これは、記念館の所蔵品は鷗外の遺品である、信時が鷗外に楽譜を贈った、との思い込みによるのだが、どちらも事実ではないことが判った。「信時潔研究ガイド」サイト(http://home.netyou.jp/ff/nobu/)の主要作品リスト・独唱曲の部に、“沙羅の木(森鴎外作詩) 独唱,(二部合唱,)pf 1954”と記されているからだ。もっと早く気付くべきだった。
 
鷗外は1922年に亡くなっており、その32年後の作曲だ。この年数で直ぐに思いつくのは三十三回忌だ。鷗外の三十三回忌法要に演奏する楽曲として、遺族が信時に作曲を委嘱したのではないかと想像するのは容易である。
 
実は、その“真相”を暗示していると思われる情報をつい最近当ブログにアップしていたのだ(沙羅の木~森鷗外記念館~詩碑六十周年? 2014/3/9())。
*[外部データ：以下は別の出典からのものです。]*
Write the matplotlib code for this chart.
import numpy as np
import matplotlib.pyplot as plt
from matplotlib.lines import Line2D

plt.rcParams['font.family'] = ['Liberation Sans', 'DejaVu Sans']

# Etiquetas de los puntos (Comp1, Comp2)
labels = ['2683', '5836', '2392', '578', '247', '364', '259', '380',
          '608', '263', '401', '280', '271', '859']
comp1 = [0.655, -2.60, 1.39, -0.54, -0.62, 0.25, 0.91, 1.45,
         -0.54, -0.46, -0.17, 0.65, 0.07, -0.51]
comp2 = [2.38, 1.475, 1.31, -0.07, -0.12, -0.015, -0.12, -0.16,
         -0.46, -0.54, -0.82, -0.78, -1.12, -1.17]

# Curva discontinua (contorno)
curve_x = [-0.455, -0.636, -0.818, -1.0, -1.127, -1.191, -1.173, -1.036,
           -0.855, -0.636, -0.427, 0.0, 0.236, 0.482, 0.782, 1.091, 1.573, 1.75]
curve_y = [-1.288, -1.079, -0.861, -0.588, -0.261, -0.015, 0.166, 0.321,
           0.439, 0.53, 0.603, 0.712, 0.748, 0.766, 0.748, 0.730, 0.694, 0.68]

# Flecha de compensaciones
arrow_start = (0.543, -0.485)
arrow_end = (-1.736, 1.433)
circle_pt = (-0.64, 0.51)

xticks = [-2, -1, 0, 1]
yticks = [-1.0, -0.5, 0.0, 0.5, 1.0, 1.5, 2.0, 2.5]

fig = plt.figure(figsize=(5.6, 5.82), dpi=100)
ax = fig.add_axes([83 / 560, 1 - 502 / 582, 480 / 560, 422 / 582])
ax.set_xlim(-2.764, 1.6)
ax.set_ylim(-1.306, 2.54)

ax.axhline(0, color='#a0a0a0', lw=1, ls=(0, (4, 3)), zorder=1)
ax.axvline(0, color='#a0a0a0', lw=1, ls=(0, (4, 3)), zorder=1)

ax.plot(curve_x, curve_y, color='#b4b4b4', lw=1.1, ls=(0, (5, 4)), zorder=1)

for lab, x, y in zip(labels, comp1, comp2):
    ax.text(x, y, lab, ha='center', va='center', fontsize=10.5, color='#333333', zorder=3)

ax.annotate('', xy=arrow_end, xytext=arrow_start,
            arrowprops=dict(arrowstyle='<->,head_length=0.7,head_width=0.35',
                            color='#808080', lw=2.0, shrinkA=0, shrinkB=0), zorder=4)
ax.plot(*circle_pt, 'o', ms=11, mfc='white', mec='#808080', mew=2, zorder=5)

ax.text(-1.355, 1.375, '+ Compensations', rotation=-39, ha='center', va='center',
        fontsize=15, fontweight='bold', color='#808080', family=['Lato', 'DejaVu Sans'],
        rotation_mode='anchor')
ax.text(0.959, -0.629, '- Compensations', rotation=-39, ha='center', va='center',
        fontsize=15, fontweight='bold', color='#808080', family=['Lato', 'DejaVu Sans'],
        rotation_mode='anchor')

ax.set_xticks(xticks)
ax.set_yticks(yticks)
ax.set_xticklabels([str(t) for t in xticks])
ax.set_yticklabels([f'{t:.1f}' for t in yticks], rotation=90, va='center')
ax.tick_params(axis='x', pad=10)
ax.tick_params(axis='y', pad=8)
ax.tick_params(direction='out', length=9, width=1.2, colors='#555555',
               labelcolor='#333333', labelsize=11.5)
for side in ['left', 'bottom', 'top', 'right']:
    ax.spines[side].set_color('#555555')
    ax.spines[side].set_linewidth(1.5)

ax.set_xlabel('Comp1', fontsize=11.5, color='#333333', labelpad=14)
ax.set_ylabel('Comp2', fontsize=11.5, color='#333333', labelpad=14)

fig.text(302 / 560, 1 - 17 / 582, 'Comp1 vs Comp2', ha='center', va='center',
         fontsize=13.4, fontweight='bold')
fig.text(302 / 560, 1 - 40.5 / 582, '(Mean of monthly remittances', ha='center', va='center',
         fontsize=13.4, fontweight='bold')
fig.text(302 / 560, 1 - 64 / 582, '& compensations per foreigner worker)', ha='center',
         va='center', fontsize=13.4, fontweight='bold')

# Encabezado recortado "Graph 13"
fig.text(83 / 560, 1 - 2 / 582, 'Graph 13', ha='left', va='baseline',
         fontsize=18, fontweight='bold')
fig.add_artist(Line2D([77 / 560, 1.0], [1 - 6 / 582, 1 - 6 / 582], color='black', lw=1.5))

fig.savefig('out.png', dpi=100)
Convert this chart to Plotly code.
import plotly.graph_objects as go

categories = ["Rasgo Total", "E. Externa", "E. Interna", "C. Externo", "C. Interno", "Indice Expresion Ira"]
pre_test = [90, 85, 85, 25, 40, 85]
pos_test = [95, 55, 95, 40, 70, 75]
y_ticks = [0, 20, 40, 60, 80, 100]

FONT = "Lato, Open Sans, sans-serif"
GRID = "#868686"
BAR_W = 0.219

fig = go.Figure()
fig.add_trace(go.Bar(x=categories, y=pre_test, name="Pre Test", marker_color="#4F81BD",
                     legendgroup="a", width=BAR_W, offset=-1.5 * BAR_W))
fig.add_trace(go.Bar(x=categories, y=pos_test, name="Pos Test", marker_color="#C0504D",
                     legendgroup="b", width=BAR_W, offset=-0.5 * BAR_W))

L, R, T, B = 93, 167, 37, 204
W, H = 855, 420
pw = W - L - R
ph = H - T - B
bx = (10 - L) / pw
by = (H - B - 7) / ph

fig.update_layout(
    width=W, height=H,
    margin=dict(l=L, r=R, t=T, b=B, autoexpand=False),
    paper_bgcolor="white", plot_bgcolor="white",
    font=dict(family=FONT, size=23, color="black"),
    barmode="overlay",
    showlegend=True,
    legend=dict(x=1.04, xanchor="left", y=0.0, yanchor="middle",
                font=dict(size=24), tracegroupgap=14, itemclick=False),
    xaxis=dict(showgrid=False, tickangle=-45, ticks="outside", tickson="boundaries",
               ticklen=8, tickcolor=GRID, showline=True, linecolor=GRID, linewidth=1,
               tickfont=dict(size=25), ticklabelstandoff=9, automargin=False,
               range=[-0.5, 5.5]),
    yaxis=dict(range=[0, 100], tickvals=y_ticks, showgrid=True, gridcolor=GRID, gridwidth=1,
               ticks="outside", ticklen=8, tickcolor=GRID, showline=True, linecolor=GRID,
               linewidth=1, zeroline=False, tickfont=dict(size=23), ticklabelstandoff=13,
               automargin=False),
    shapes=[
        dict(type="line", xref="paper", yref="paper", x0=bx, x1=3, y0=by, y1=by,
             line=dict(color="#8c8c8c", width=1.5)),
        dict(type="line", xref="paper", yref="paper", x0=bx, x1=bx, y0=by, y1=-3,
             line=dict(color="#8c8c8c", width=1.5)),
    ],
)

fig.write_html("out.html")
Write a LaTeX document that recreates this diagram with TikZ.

すなわち、“(森於菟は)昭和二十九年七月九日は父(鷗外)の三十三回忌に当るので、私は、弟妹とはかり父の供養のためにするという名義で、「沙羅の木」の詩壁を建てることにした”のだ。
 
これに続く記述から、信時作曲「沙羅の木」は、鷗外三十三回忌に合わせて作成された同詩壁の落成式において演奏されたものと推測される。本当の初演はこの時だったのだ。落成式は盛大だったということで、文字通り“鳴物入り”だったのだろう。誰が歌ったのだろう。新聞記事検索で判るかもしれない。